None of this will have passed Ukip by. Over the last five years, the party has attempted to redefine itself: ditching the reputation as the party of crusty retirees in the south, and replace it with an altogether more abrasive image. Even if they only have a solitary MP – and he is a Tory defector – Ukip have been remarkably successful. They came within 600 votes of ousting Labour in the Heywood and Middleton by-election at the end of 2014, and then gained 3.8 million votes in the general election. Ukip came second in 120 seats, 44 of which were held by Labour. In the 20 seats with the lowest turnout, Ukip came second to Labour in nine – and the referendum has highlighted how Ukip’s message resonates with longtime non-voters.
The rise of Ukip in the north is also the story of the rise of “Red Ukip”: a cocktail of anti-immigration and anti-elitism, with a social democratic tinge. Surging European parties of the populist right, like the Danish People’s Party, have cloaked themselves as defenders of the European welfare state, which they claim is irrevocably threatened by mass immigration. Red Ukip does the same. At last year’s by-election, in Oldham West and Royton, Ukip circulated leaflets on “How Labour privatised the NHS: And How Ukip will save it, for you”.

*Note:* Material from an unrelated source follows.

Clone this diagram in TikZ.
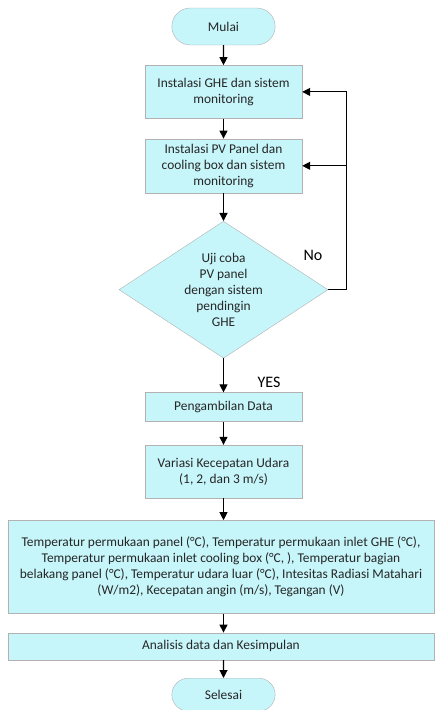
\documentclass[tikz,border=0pt]{standalone}
\usepackage{fontspec}
\setmainfont{Carlito}
\usepackage{tikz}
\usetikzlibrary{arrows.meta, positioning, shapes.geometric, shapes.misc}
\definecolor{boxfill}{RGB}{198,245,250}
\tikzstyle{process}=[rectangle, draw=gray!60, fill=boxfill, text=black!85, align=center, minimum width=157pt, inner sep=0pt]
\tikzstyle{decision}=[diamond, aspect=1.5, draw=gray!60, fill=boxfill, text=black!85, align=center, inner sep=0pt, minimum width=209pt, minimum height=137pt]
\tikzstyle{terminal}=[rounded rectangle, draw=gray!60, fill=boxfill, text=black!85, minimum width=110pt, minimum height=37pt]
\tikzstyle{flow}=[-{Triangle[length=8pt, width=8pt]}, line width=1.1pt]
\tikzstyle{answer}=[font=\fontsize{16}{18}\selectfont]

\begin{document}
\begin{tikzpicture}[font=\fontsize{13.4}{16}\selectfont]
        \useasboundingbox (0,0) rectangle (435pt,-710pt);
        \node[terminal] (mulai) at (223.5pt,-26.5pt) {Mulai};
        \node[process, minimum height=53pt] (ghe) [below=20pt of mulai] {Instalasi GHE dan sistem\\monitoring};
        \node[process, minimum height=54pt] (pv) [below=20pt of ghe] {Instalasi PV Panel dan\\cooling box dan sistem\\monitoring};
        \node[decision] (uji) [below=28pt of pv] {Uji coba\\PV panel\\dengan sistem\\pendingin\\GHE};
        \node[process, minimum height=29pt] (ambil) [below=34pt of uji] {Pengambilan Data};
        \node[process, minimum height=53pt] (variasi) [below=23pt of ambil] {Variasi Kecepatan Udara\\(1, 2, dan 3 m/s)};
        \node[process, minimum width=426pt, minimum height=93pt] (param) [below=22pt of variasi, xshift=-2.5pt]
            {Temperatur permukaan panel (°C), Temperatur permukaan inlet GHE (°C),\\
             Temperatur permukaan inlet cooling box (°C, ), Temperatur bagian\\
             belakang panel (°C), Temperatur udara luar (°C), Intesitas Radiasi Matahari\\
             (W/m2), Kecepatan angin (m/s), Tegangan (V)};
        \node[process, minimum width=426pt, minimum height=27pt] (analisis) [below=19pt of param] {Analisis data dan Kesimpulan};
        \node[terminal, minimum height=33pt] (selesai) [below=18pt of analisis, xshift=2.5pt] {Selesai};

        \node[answer] (no) at (313pt,-255pt) {No};
        \node[answer] (yes) at (269pt,-382pt) {YES};
        \coordinate[right=18pt of uji.east] (loop);

        \draw[flow] (mulai) -- (ghe);
        \draw[flow] (ghe) -- (pv);
        \draw[flow] (pv) -- (uji);
        \draw[flow] (uji) -- (ambil);
        \draw[flow] (ambil) -- (variasi);
        \draw[flow] (variasi) -- (variasi |- param.north);
        \draw[flow] (param.south -| variasi) -- (variasi |- analisis.north);
        \draw[flow] (analisis.south -| selesai) -- (selesai);
        \draw[flow] (uji.east) -- (loop) |- (ghe.east);
        \draw[flow] (loop |- pv.east) -- (pv.east);
\end{tikzpicture}
\end{document}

We could now be about to hear plenty more of this message. The two favourites to be Ukip’s next leader are Steven Woolfe (pictured, left) and Paul Nuttall: two working-class men from the north who grew up in Labour-supporting households. Together, they have led Ukip’s surge into Labour territory. Indeed, it was Nuttall who pioneered Ukip’s use of pavement politics in by-elections in the north, in 2011.
Either would double down on Ukip’s strategy of targeting disaffected Labour voters. Their backstories – Woolfe grew up on a council estate in Moss Side, and was in the same class as Noel Gallagher; Nuttall’s youth was spent in in Bootle, a dockyard town next to Liverpool, and played football with Jamie Carragher – leave them well-primed to attack Labour for inauthenticity. Woolfe, who is mixed race and endured racist abuse growing up, would become the first ever non-white leader of a major British political party.
As leader, Woolfe or Nuttall would combine social conservatism – especially in the case of Nuttall, a Roman Catholic who supports reintroducing the death penalty for child murderers and limiting abortion to the first 12 weeks of a pregnancy – with opposition to immigration, and decrying Labour for abandoning its roots. Woolfe has even flirted with the idea of renationalising the railways and a turnover tax on companies.
If either became leader, the ideological schisms that have long been brewing in Ukip would intensify. Opposition to the EU aside, Ukip is a legitimate contender to being the most divided party in British politics. At Ukip’s conference in Doncaster two years ago, one speaker argued for more inheritance tax and progressive taxation, re-evaluating council tax bands for properties, renationalising the railways and rent controls: a vision for Britain that could hardly be further removed from the classical liberalism of Douglas Carswell, Ukip’s sole MP.
Yet how much these contradictions matter is unclear: until the coalition, the Liberal Democrats were able to run both to Labour’s left and right, depending on which constituency they were fighting. In their post-Farage future, Ukip will continue to fight on two fronts, perhaps balancing a perceived leftward shift in their leader by selecting a former Tory from the south, like Diane James or Suzanne Evans, as deputy. Ukip do not have to worry about balancing ideological tensions while governing, after all.
Rather than ending Labour’s Ukip angst, the departure of Farage could intensify it, allowing Ukip to deliver a message tailor-made for its northern heartlands by an authentic northern working-class voice. The party will look at Hartlepool for a glimpse of what is possible. Ukip’s support here increased from 2,500 in 2010 to 11,000 – just 3,000 shy of Labour – last year. In the referendum, 70 per cent of the constituency voted to leave the EU, showing contempt for their sitting Labour MP’s support for the UK remaining in.
The first-past-the-post system discriminates against minority parties with thinly spread support: it took 3.8 million votes for Ukip to return a solitary MP last year. But 2020 was always the general election that Ukip were targeting in the north, and the party has established a substantial footholds in vast swathes of the most deprived constituencies. This bodes ill for Labour: as well as the legacy of the EU referendum and its own descent into ever-greater turmoil, it will now have a new northern-friendly Ukip leader to contend with.